INSTRUCTION: Exact reproduction of the data is required, with images excluded.

PROVIDED MATERIAL:
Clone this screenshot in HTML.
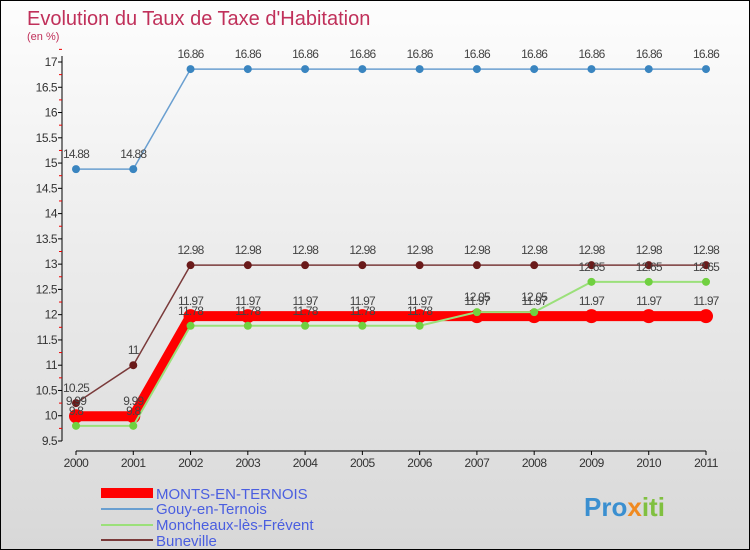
<!DOCTYPE html>
<html><head><meta charset="utf-8"><style>
body{margin:0;}
#c{width:748px;height:548px;border:1px solid #000;position:relative;background:linear-gradient(#fdfdfd,#d8d8d8);font-family:"Liberation Sans",sans-serif;overflow:hidden}
</style></head><body>
<div id="c">
<svg id="s" width="748" height="548" xmlns="http://www.w3.org/2000/svg">
<text x="26" y="24" font-size="20" fill="#c0305a">Evolution du Taux de Taxe d'Habitation</text>
<text x="26" y="39" font-size="11" fill="#c0305a">(en %)</text>
<g id="axes"></g><g id="series"></g>
<g>
<rect x="100" y="487" width="52" height="10" fill="#f00"/>
<text x="155" y="498" font-size="15" fill="#4a5ee0">MONTS-EN-TERNOIS</text>
<line x1="100" y1="508" x2="152" y2="508" stroke="#6a9fd0" stroke-width="2"/>
<text x="155" y="513" font-size="15" fill="#4a5ee0">Gouy-en-Ternois</text>
<line x1="100" y1="524" x2="152" y2="524" stroke="#9be07a" stroke-width="2"/>
<text x="155" y="529" font-size="15" fill="#4a5ee0">Moncheaux-lès-Frévent</text>
<line x1="100" y1="539" x2="152" y2="539" stroke="#7a3a3a" stroke-width="2"/>
<text x="155" y="545" font-size="15" fill="#4a5ee0">Buneville</text>
</g>
<text x="583" y="515" font-size="26" font-weight="bold" fill="#3a8fd0">Pro<tspan fill="#f08a20">x</tspan><tspan fill="#80c040">iti</tspan></text>
</svg></div>
<script>
const years=["2000","2001","2002","2003","2004","2005","2006","2007","2008","2009","2010","2011"];
const yTicks=[9.5,10,10.5,11,11.5,12,12.5,13,13.5,14,14.5,15,15.5,16,16.5,17];
const monts=[9.99,9.99,11.97,11.97,11.97,11.97,11.97,11.97,11.97,11.97,11.97,11.97];
const gouy=[14.88,14.88,16.86,16.86,16.86,16.86,16.86,16.86,16.86,16.86,16.86,16.86];
const moncheaux=[9.8,9.8,11.78,11.78,11.78,11.78,11.78,12.05,12.05,12.65,12.65,12.65];
const buneville=[10.25,11,12.98,12.98,12.98,12.98,12.98,12.98,12.98,12.98,12.98,12.98];
const NS="http://www.w3.org/2000/svg";
const X=i=>75+i*(630/11);
const Y=v=>440-(v-9.5)*(379/7.5);
function mk(t,a,p){const e=document.createElementNS(NS,t);for(const k in a)e.setAttribute(k,a[k]);p.appendChild(e);return e;}
const ax=document.getElementById('axes');
let l=mk('line',{x1:61,y1:Y(17)-6,x2:61,y2:Y(9.5),stroke:'#000'},ax);


l=mk('line',{x1:X(0),y1:450,x2:X(11),y2:450,stroke:'#000'},ax);


yTicks.forEach(v=>{
 const t=mk('line',{x1:57,y1:Y(v),x2:61,y2:Y(v),stroke:'#000'},ax);
 
 
 const m=mk('line',{x1:58,y1:Y(v+0.25),x2:61,y2:Y(v+0.25),stroke:'#e00'},ax);
 
 
 const tx=mk('text',{x:56,y:Y(v)+4,'font-size':12,'text-anchor':'end',fill:'#333','letter-spacing':'-0.5'},ax);
 tx.textContent=String(v);
 
 
});
years.forEach((y,i)=>{
 const t=mk('line',{x1:X(i),y1:450,x2:X(i),y2:454,stroke:'#000'},ax);
 
 
 const tx=mk('text',{x:X(i),y:466,'font-size':12,'text-anchor':'middle',fill:'#333','letter-spacing':'-0.5'},ax);
 tx.textContent=y;
 
 
});
const sg=document.getElementById('series');
function series(name,vals,color,w,r,dot){
 const g=mk('g',{},sg);
 
 
 const pl=mk('polyline',{points:vals.map((v,i)=>X(i)+','+Y(v)).join(' '),fill:'none',stroke:color,'stroke-width':w},g);
 
 
 vals.forEach((v,i)=>{
  const c=mk('circle',{cx:X(i),cy:Y(v),r:r,fill:dot},g);
  
  
  const t=mk('text',{x:X(i),y:Y(v)-11,'font-size':12,'text-anchor':'middle',fill:'#444','letter-spacing':'-0.8'},g);
  t.textContent=String(v);
  
  
 });
}
series('gouy',gouy,'#6a9fd0',1.5,4,'#3a85c0');
series('buneville',buneville,'#7a3a3a',1.5,4,'#6a1a1a');
series('monts',monts,'#f00',10,7,'#f00');
series('moncheaux',moncheaux,'#9be07a',2,4,'#70d040');
</script>
</body></html>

OUTPUT FOR THIS EXERCISE:
Clone this screenshot in HTML.
<!DOCTYPE html>
<html><head><meta charset="utf-8"><style>
body{margin:0;}
#c{width:748px;height:548px;border:1px solid #000;position:relative;background:linear-gradient(#fdfdfd,#d8d8d8);font-family:"Liberation Sans",sans-serif;overflow:hidden}
</style></head><body>
<div id="c">
<svg id="s" width="748" height="548" xmlns="http://www.w3.org/2000/svg">
<text x="26" y="24" font-size="20" fill="#c0305a">Evolution du Taux de Taxe d'Habitation</text>
<text x="26" y="39" font-size="11" fill="#c0305a">(en %)</text>
<g id="axes"></g><g id="series"></g>
<g>
<rect x="100" y="487" width="52" height="10" fill="#f00"/>
<text x="155" y="498" font-size="15" fill="#4a5ee0">MONTS-EN-TERNOIS</text>
<line x1="100" y1="508" x2="152" y2="508" stroke="#6a9fd0" stroke-width="2"/>
<text x="155" y="513" font-size="15" fill="#4a5ee0">Gouy-en-Ternois</text>
<line x1="100" y1="524" x2="152" y2="524" stroke="#9be07a" stroke-width="2"/>
<text x="155" y="529" font-size="15" fill="#4a5ee0">Moncheaux-lès-Frévent</text>
<line x1="100" y1="539" x2="152" y2="539" stroke="#7a3a3a" stroke-width="2"/>
<text x="155" y="545" font-size="15" fill="#4a5ee0">Buneville</text>
</g>
<text x="583" y="515" font-size="26" font-weight="bold" fill="#3a8fd0">Pro<tspan fill="#f08a20">x</tspan><tspan fill="#80c040">iti</tspan></text>
</svg></div>
<script>
const years=["2000","2001","2002","2003","2004","2005","2006","2007","2008","2009","2010","2011"];
const yTicks=[9.5,10,10.5,11,11.5,12,12.5,13,13.5,14,14.5,15,15.5,16,16.5,17];
const monts=[9.99,9.99,11.97,11.97,11.97,11.97,11.97,11.97,11.97,11.97,11.97,11.97];
const gouy=[14.88,14.88,16.86,16.86,16.86,16.86,16.86,16.86,16.86,16.86,16.86,16.86];
const moncheaux=[9.8,9.8,11.78,11.78,11.78,11.78,11.78,12.05,12.05,12.65,12.65,12.65];
const buneville=[10.25,11,12.98,12.98,12.98,12.98,12.98,12.98,12.98,12.98,12.98,12.98];
const NS="http://www.w3.org/2000/svg";
const X=i=>75+i*(630/11);
const Y=v=>440-(v-9.5)*(379/7.5);
function mk(t,a,p){const e=document.createElementNS(NS,t);for(const k in a)e.setAttribute(k,a[k]);p.appendChild(e);return e;}
const ax=document.getElementById('axes');
let l=mk('line',{x1:61,y1:Y(17)-6,x2:61,y2:Y(9.5),stroke:'#000'},ax);


l=mk('line',{x1:X(0),y1:450,x2:X(11),y2:450,stroke:'#000'},ax);


yTicks.forEach(v=>{
 const t=mk('line',{x1:57,y1:Y(v),x2:61,y2:Y(v),stroke:'#000'},ax);
 
 
 const m=mk('line',{x1:58,y1:Y(v+0.25),x2:61,y2:Y(v+0.25),stroke:'#e00'},ax);
 
 
 const tx=mk('text',{x:56,y:Y(v)+4,'font-size':12,'text-anchor':'end',fill:'#333','letter-spacing':'-0.5'},ax);
 tx.textContent=String(v);
 
 
});
years.forEach((y,i)=>{
 const t=mk('line',{x1:X(i),y1:450,x2:X(i),y2:454,stroke:'#000'},ax);
 
 
 const tx=mk('text',{x:X(i),y:466,'font-size':12,'text-anchor':'middle',fill:'#333','letter-spacing':'-0.5'},ax);
 tx.textContent=y;
 
 
});
const sg=document.getElementById('series');
function series(name,vals,color,w,r,dot){
 const g=mk('g',{},sg);
 
 
 const pl=mk('polyline',{points:vals.map((v,i)=>X(i)+','+Y(v)).join(' '),fill:'none',stroke:color,'stroke-width':w},g);
 
 
 vals.forEach((v,i)=>{
  const c=mk('circle',{cx:X(i),cy:Y(v),r:r,fill:dot},g);
  
  
  const t=mk('text',{x:X(i),y:Y(v)-11,'font-size':12,'text-anchor':'middle',fill:'#444','letter-spacing':'-0.8'},g);
  t.textContent=String(v);
  
  
 });
}
series('gouy',gouy,'#6a9fd0',1.5,4,'#3a85c0');
series('buneville',buneville,'#7a3a3a',1.5,4,'#6a1a1a');
series('monts',monts,'#f00',10,7,'#f00');
series('moncheaux',moncheaux,'#9be07a',2,4,'#70d040');
</script>
</body></html>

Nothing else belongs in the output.